DIRECTIVE >> Begin with the first line of the material and write out each line exactly, ending with the line that contains "const g = svg.append('g').attr('transform', 'translate('". Pictures are not part of the copy.
┄┄┄┄┄┄
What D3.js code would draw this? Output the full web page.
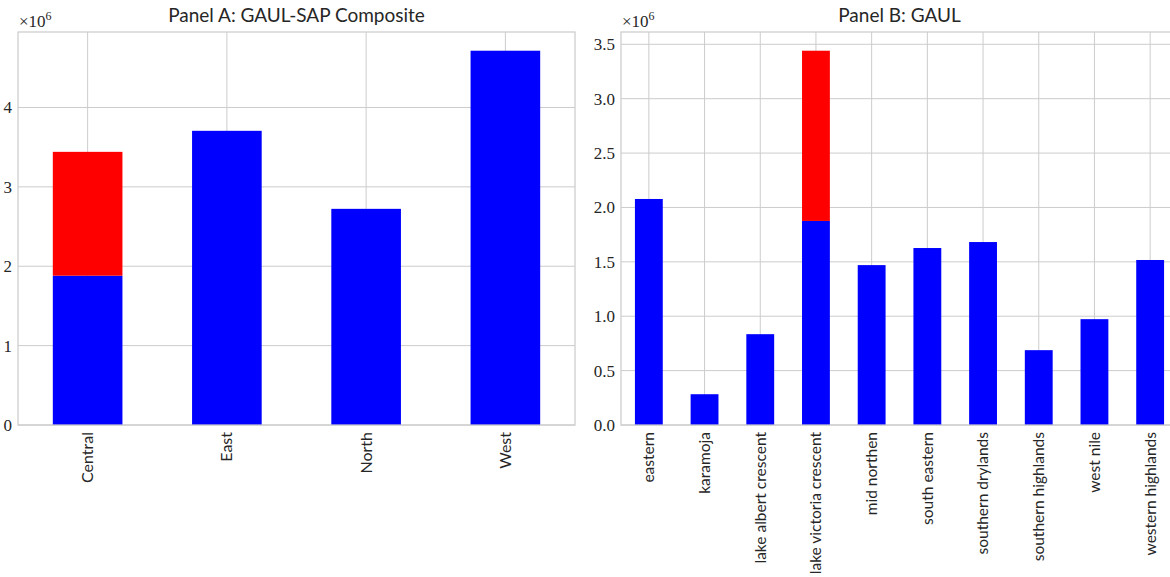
<!DOCTYPE html>
<html>
<head>
<meta charset="utf-8">
<script src="https://cdn.jsdelivr.net/npm/d3@7"></script>
<style>
  body { margin: 0; background: #fff; }
  svg { display: block; }
</style>
</head>
<body>
<svg id="chart"></svg>
<script>
// panel A: composite regions
const regionsA = ['Central', 'East', 'North', 'West'];
const baseA = [1.881e6, 3.706e6, 2.723e6, 4.715e6];
const extraA = [1.560e6, 0, 0, 0];
const ticksA = [0, 1e6, 2e6, 3e6, 4e6];

// panel B: GAUL regions
const regionsB = ['eastern', 'karamoja', 'lake albert crescent', 'lake victoria crescent',
  'mid northen', 'south eastern', 'southern drylands', 'southern highlands', 'west nile',
  'western highlands'];
const baseB = [2.078e6, 0.283e6, 0.835e6, 1.876e6, 1.470e6, 1.627e6, 1.682e6, 0.688e6, 0.973e6, 1.517e6];
const extraB = [0, 0, 0, 1.565e6, 0, 0, 0, 0, 0, 0];
const ticksB = [0, 0.5e6, 1e6, 1.5e6, 2e6, 2.5e6, 3e6, 3.5e6];

const W = 1170, H = 577;
const gridColor = '#cccccc';
const serif = '"Liberation Serif", "DejaVu Serif", serif';
const sans = 'Lato, "Open Sans", sans-serif';

const svg = d3.select('#chart').attr('width', W).attr('height', H);
svg.append('rect').attr('width', W).attr('height', H).attr('fill', '#fff');

//画一个面板：堆叠条形 + 网格
function drawPanel(opt) {
  const { left, right, top, bottom, cats, base, extra, ticks, fmt, title, xFont } = opt;
  const w = right - left, h = bottom - top;
  const totals = base.map((b, i) => b + extra[i]);

  const x = d3.scaleBand().domain(cats).range([0, w]).paddingInner(0.5).paddingOuter(0.25);
  const y = d3.scaleLinear().domain([0, d3.max(totals) * 1.05]).range([h, 0]);

  const g = svg.append('g').attr('transform', 'translate(' + left + ',' + top + ')');

  // grid
  g.append('g').selectAll('line.h').data(ticks).join('line')
    .attr('x1', 0).attr('x2', w)
    .attr('y1', d => y(d)).attr('y2', d => y(d))
    .attr('stroke', gridColor).attr('stroke-width', 1);
  g.append('g').selectAll('line.v').data(cats).join('line')
    .attr('x1', d => x(d) + x.bandwidth() / 2).attr('x2', d => x(d) + x.bandwidth() / 2)
    .attr('y1', 0).attr('y2', h)
    .attr('stroke', gridColor).attr('stroke-width', 1);

  // bars
  g.append('g').selectAll('rect').data(cats).join('rect')
    .attr('x', d => x(d)).attr('width', x.bandwidth())
    .attr('y', (d, i) => y(base[i])).attr('height', (d, i) => h - y(base[i]))
    .attr('fill', '#0000ff');
  g.append('g').selectAll('rect').data(cats).join('rect')
    .attr('x', d => x(d)).attr('width', x.bandwidth())
    .attr('y', (d, i) => y(totals[i])).attr('height', (d, i) => y(base[i]) - y(totals[i]))
    .attr('fill', '#ff0000');

  // frame
  g.append('rect').attr('width', w).attr('height', h)
    .attr('fill', 'none').attr('stroke', gridColor).attr('stroke-width', 1.25);

  // y axis
  const yAxis = d3.axisLeft(y).tickValues(ticks).tickFormat(d => fmt(d / 1e6)).tickSize(0).tickPadding(6);
  const ya = g.append('g').call(yAxis);
  ya.select('.domain').remove();
  ya.selectAll('text').attr('font-family', serif).attr('font-size', 17).attr('fill', '#262626');

  // x axis
  const xAxis = d3.axisBottom(x).tickSize(0).tickPadding(0);
  const xa = g.append('g').attr('transform', 'translate(0,' + h + ')').call(xAxis);
  xa.select('.domain').remove();
  xa.selectAll('text')
    .attr('font-family', sans).attr('font-size', xFont).attr('fill', '#262626')
    .attr('text-anchor', 'end').attr('dy', '0.35em')
    .attr('transform', 'translate(0,7) rotate(-90)')
    .attr('x', 0).attr('y', 0);

  // offset text ×10^6
  const off = g.append('text').attr('x', 1).attr('y', -5)
    .attr('font-family', serif).attr('font-size', 17).attr('fill', '#262626');
  off.append('tspan').text('\u00d710');
  off.append('tspan').attr('dy', -7).attr('font-size', 12).text('6');

  // title
  g.append('text').attr('x', w / 2).attr('y', -10)
    .attr('text-anchor', 'middle')
    .attr('font-family', sans).attr('font-size', 19).attr('fill', '#262626')
    .text(title);
}

drawPanel({
  left: 18, right: 575, top: 32, bottom: 425,
  cats: regionsA, base: baseA, extra: extraA, ticks: ticksA,
  fmt: d3.format('d'), title: 'Panel A: GAUL-SAP Composite', xFont: 16
});

drawPanel({
  left: 621, right: 1178, top: 32, bottom: 425,
  cats: regionsB, base: baseB, extra: extraB, ticks: ticksB,
  fmt: d3.format('.1f'), title: 'Panel B: GAUL', xFont: 15.5
});
</script>
</body>
</html>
┄┄┄┄┄┄
RESPONSE TO THIS EXERCISE >>
What D3.js code would draw this? Output the full web page.
<!DOCTYPE html>
<html>
<head>
<meta charset="utf-8">
<script src="https://cdn.jsdelivr.net/npm/d3@7"></script>
<style>
  body { margin: 0; background: #fff; }
  svg { display: block; }
</style>
</head>
<body>
<svg id="chart"></svg>
<script>
// panel A: composite regions
const regionsA = ['Central', 'East', 'North', 'West'];
const baseA = [1.881e6, 3.706e6, 2.723e6, 4.715e6];
const extraA = [1.560e6, 0, 0, 0];
const ticksA = [0, 1e6, 2e6, 3e6, 4e6];

// panel B: GAUL regions
const regionsB = ['eastern', 'karamoja', 'lake albert crescent', 'lake victoria crescent',
  'mid northen', 'south eastern', 'southern drylands', 'southern highlands', 'west nile',
  'western highlands'];
const baseB = [2.078e6, 0.283e6, 0.835e6, 1.876e6, 1.470e6, 1.627e6, 1.682e6, 0.688e6, 0.973e6, 1.517e6];
const extraB = [0, 0, 0, 1.565e6, 0, 0, 0, 0, 0, 0];
const ticksB = [0, 0.5e6, 1e6, 1.5e6, 2e6, 2.5e6, 3e6, 3.5e6];

const W = 1170, H = 577;
const gridColor = '#cccccc';
const serif = '"Liberation Serif", "DejaVu Serif", serif';
const sans = 'Lato, "Open Sans", sans-serif';

const svg = d3.select('#chart').attr('width', W).attr('height', H);
svg.append('rect').attr('width', W).attr('height', H).attr('fill', '#fff');

//画一个面板：堆叠条形 + 网格
function drawPanel(opt) {
  const { left, right, top, bottom, cats, base, extra, ticks, fmt, title, xFont } = opt;
  const w = right - left, h = bottom - top;
  const totals = base.map((b, i) => b + extra[i]);

  const x = d3.scaleBand().domain(cats).range([0, w]).paddingInner(0.5).paddingOuter(0.25);
  const y = d3.scaleLinear().domain([0, d3.max(totals) * 1.05]).range([h, 0]);

  const g = svg.append('g').attr('transform', 'translate(' + left + ',' + top + ')');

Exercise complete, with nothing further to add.